§ Stored data
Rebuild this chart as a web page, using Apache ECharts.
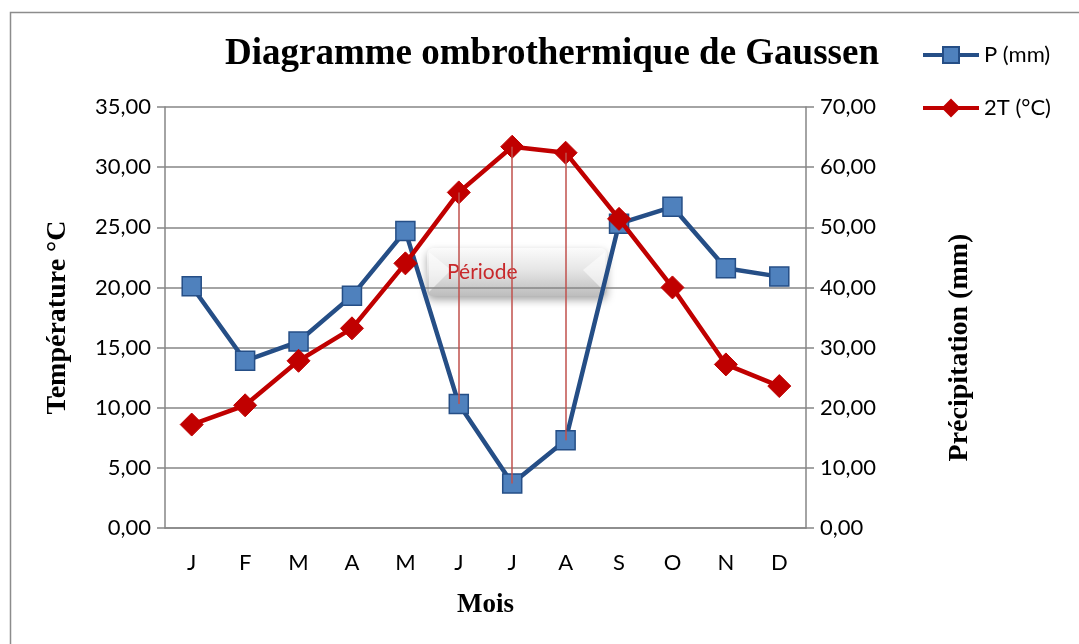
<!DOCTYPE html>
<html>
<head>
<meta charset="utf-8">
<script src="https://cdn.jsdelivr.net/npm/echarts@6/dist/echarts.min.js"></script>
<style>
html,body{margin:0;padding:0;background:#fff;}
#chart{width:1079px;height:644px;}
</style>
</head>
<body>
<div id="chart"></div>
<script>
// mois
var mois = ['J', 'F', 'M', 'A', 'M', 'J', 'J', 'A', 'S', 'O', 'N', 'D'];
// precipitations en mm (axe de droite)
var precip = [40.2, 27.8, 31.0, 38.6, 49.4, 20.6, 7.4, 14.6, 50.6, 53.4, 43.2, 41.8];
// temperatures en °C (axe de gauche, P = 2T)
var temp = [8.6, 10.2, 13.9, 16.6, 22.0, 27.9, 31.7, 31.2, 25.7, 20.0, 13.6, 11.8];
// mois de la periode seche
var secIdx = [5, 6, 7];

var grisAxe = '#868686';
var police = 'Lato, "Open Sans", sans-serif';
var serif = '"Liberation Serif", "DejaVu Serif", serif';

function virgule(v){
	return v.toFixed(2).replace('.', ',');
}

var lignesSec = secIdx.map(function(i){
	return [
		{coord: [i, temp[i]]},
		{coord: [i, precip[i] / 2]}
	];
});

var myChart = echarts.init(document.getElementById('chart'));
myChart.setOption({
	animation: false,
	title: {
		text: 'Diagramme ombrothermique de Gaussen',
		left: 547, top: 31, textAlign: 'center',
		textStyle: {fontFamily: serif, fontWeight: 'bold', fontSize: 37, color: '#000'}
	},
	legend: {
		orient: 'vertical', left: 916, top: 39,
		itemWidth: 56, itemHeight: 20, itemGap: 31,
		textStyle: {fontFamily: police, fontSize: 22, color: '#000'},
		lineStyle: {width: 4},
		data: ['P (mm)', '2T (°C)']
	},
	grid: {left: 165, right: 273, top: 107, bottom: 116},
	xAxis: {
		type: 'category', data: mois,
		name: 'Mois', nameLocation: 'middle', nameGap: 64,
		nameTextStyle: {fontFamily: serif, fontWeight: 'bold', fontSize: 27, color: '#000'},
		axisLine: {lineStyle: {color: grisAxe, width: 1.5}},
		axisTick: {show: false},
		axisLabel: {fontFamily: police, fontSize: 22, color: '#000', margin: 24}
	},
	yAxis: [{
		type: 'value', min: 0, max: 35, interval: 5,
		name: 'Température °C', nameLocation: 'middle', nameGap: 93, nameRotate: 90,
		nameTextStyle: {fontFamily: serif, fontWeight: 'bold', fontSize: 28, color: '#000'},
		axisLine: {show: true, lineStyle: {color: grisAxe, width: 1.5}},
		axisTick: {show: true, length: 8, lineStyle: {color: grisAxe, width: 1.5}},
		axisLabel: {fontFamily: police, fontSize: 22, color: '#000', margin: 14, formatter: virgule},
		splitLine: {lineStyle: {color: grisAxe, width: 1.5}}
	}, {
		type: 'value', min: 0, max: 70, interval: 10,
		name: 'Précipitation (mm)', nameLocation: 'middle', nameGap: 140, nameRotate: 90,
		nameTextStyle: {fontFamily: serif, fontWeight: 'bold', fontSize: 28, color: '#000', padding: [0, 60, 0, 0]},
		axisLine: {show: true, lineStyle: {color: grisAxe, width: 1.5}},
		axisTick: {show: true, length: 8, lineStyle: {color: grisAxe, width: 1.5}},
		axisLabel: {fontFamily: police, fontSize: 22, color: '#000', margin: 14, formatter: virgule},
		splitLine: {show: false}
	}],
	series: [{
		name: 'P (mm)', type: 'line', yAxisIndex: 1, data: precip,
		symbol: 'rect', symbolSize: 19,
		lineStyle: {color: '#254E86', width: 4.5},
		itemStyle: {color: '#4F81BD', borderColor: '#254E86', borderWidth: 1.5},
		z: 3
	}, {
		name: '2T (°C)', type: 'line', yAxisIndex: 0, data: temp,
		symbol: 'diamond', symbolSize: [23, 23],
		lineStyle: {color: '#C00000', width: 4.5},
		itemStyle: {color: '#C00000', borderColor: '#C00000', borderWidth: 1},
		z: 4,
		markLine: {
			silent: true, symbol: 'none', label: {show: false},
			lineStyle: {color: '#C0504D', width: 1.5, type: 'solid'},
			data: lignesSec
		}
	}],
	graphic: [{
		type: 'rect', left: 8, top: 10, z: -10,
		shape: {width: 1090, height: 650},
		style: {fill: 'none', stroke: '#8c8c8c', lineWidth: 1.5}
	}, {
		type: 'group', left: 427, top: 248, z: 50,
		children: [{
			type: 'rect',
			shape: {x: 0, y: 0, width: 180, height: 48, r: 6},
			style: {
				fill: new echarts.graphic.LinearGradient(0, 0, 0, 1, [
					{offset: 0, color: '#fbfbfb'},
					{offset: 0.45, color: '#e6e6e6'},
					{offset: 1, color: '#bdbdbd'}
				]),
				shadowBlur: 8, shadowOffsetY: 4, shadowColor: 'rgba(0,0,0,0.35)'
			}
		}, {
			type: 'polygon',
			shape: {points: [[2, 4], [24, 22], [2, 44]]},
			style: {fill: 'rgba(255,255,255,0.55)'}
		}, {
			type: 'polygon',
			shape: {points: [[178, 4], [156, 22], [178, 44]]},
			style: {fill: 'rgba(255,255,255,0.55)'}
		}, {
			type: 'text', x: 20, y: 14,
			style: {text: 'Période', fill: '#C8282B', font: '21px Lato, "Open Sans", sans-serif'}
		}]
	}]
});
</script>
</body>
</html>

§ Task instructions
Copy out each line exactly, without the pictures.

§ Answer to the problem
Rebuild this chart as a web page, using Apache ECharts.
<!DOCTYPE html>
<html>
<head>
<meta charset="utf-8">
<script src="https://cdn.jsdelivr.net/npm/echarts@6/dist/echarts.min.js"></script>
<style>
html,body{margin:0;padding:0;background:#fff;}
#chart{width:1079px;height:644px;}
</style>
</head>
<body>
<div id="chart"></div>
<script>
// mois
var mois = ['J', 'F', 'M', 'A', 'M', 'J', 'J', 'A', 'S', 'O', 'N', 'D'];
// precipitations en mm (axe de droite)
var precip = [40.2, 27.8, 31.0, 38.6, 49.4, 20.6, 7.4, 14.6, 50.6, 53.4, 43.2, 41.8];
// temperatures en °C (axe de gauche, P = 2T)
var temp = [8.6, 10.2, 13.9, 16.6, 22.0, 27.9, 31.7, 31.2, 25.7, 20.0, 13.6, 11.8];
// mois de la periode seche
var secIdx = [5, 6, 7];

var grisAxe = '#868686';
var police = 'Lato, "Open Sans", sans-serif';
var serif = '"Liberation Serif", "DejaVu Serif", serif';

function virgule(v){
	return v.toFixed(2).replace('.', ',');
}

var lignesSec = secIdx.map(function(i){
	return [
		{coord: [i, temp[i]]},
		{coord: [i, precip[i] / 2]}
	];
});

var myChart = echarts.init(document.getElementById('chart'));
myChart.setOption({
	animation: false,
	title: {
		text: 'Diagramme ombrothermique de Gaussen',
		left: 547, top: 31, textAlign: 'center',
		textStyle: {fontFamily: serif, fontWeight: 'bold', fontSize: 37, color: '#000'}
	},
	legend: {
		orient: 'vertical', left: 916, top: 39,
		itemWidth: 56, itemHeight: 20, itemGap: 31,
		textStyle: {fontFamily: police, fontSize: 22, color: '#000'},
		lineStyle: {width: 4},
		data: ['P (mm)', '2T (°C)']
	},
	grid: {left: 165, right: 273, top: 107, bottom: 116},
	xAxis: {
		type: 'category', data: mois,
		name: 'Mois', nameLocation: 'middle', nameGap: 64,
		nameTextStyle: {fontFamily: serif, fontWeight: 'bold', fontSize: 27, color: '#000'},
		axisLine: {lineStyle: {color: grisAxe, width: 1.5}},
		axisTick: {show: false},
		axisLabel: {fontFamily: police, fontSize: 22, color: '#000', margin: 24}
	},
	yAxis: [{
		type: 'value', min: 0, max: 35, interval: 5,
		name: 'Température °C', nameLocation: 'middle', nameGap: 93, nameRotate: 90,
		nameTextStyle: {fontFamily: serif, fontWeight: 'bold', fontSize: 28, color: '#000'},
		axisLine: {show: true, lineStyle: {color: grisAxe, width: 1.5}},
		axisTick: {show: true, length: 8, lineStyle: {color: grisAxe, width: 1.5}},
		axisLabel: {fontFamily: police, fontSize: 22, color: '#000', margin: 14, formatter: virgule},
		splitLine: {lineStyle: {color: grisAxe, width: 1.5}}
	}, {
		type: 'value', min: 0, max: 70, interval: 10,
		name: 'Précipitation (mm)', nameLocation: 'middle', nameGap: 140, nameRotate: 90,
		nameTextStyle: {fontFamily: serif, fontWeight: 'bold', fontSize: 28, color: '#000', padding: [0, 60, 0, 0]},
		axisLine: {show: true, lineStyle: {color: grisAxe, width: 1.5}},
		axisTick: {show: true, length: 8, lineStyle: {color: grisAxe, width: 1.5}},
		axisLabel: {fontFamily: police, fontSize: 22, color: '#000', margin: 14, formatter: virgule},
		splitLine: {show: false}
	}],
	series: [{
		name: 'P (mm)', type: 'line', yAxisIndex: 1, data: precip,
		symbol: 'rect', symbolSize: 19,
		lineStyle: {color: '#254E86', width: 4.5},
		itemStyle: {color: '#4F81BD', borderColor: '#254E86', borderWidth: 1.5},
		z: 3
	}, {
		name: '2T (°C)', type: 'line', yAxisIndex: 0, data: temp,
		symbol: 'diamond', symbolSize: [23, 23],
		lineStyle: {color: '#C00000', width: 4.5},
		itemStyle: {color: '#C00000', borderColor: '#C00000', borderWidth: 1},
		z: 4,
		markLine: {
			silent: true, symbol: 'none', label: {show: false},
			lineStyle: {color: '#C0504D', width: 1.5, type: 'solid'},
			data: lignesSec
		}
	}],
	graphic: [{
		type: 'rect', left: 8, top: 10, z: -10,
		shape: {width: 1090, height: 650},
		style: {fill: 'none', stroke: '#8c8c8c', lineWidth: 1.5}
	}, {
		type: 'group', left: 427, top: 248, z: 50,
		children: [{
			type: 'rect',
			shape: {x: 0, y: 0, width: 180, height: 48, r: 6},
			style: {
				fill: new echarts.graphic.LinearGradient(0, 0, 0, 1, [
					{offset: 0, color: '#fbfbfb'},
					{offset: 0.45, color: '#e6e6e6'},
					{offset: 1, color: '#bdbdbd'}
				]),
				shadowBlur: 8, shadowOffsetY: 4, shadowColor: 'rgba(0,0,0,0.35)'
			}
		}, {
			type: 'polygon',
			shape: {points: [[2, 4], [24, 22], [2, 44]]},
			style: {fill: 'rgba(255,255,255,0.55)'}
		}, {
			type: 'polygon',
			shape: {points: [[178, 4], [156, 22], [178, 44]]},
			style: {fill: 'rgba(255,255,255,0.55)'}
		}, {
			type: 'text', x: 20, y: 14,
			style: {text: 'Période', fill: '#C8282B', font: '21px Lato, "Open Sans", sans-serif'}
		}]
	}]
});
</script>
</body>
</html>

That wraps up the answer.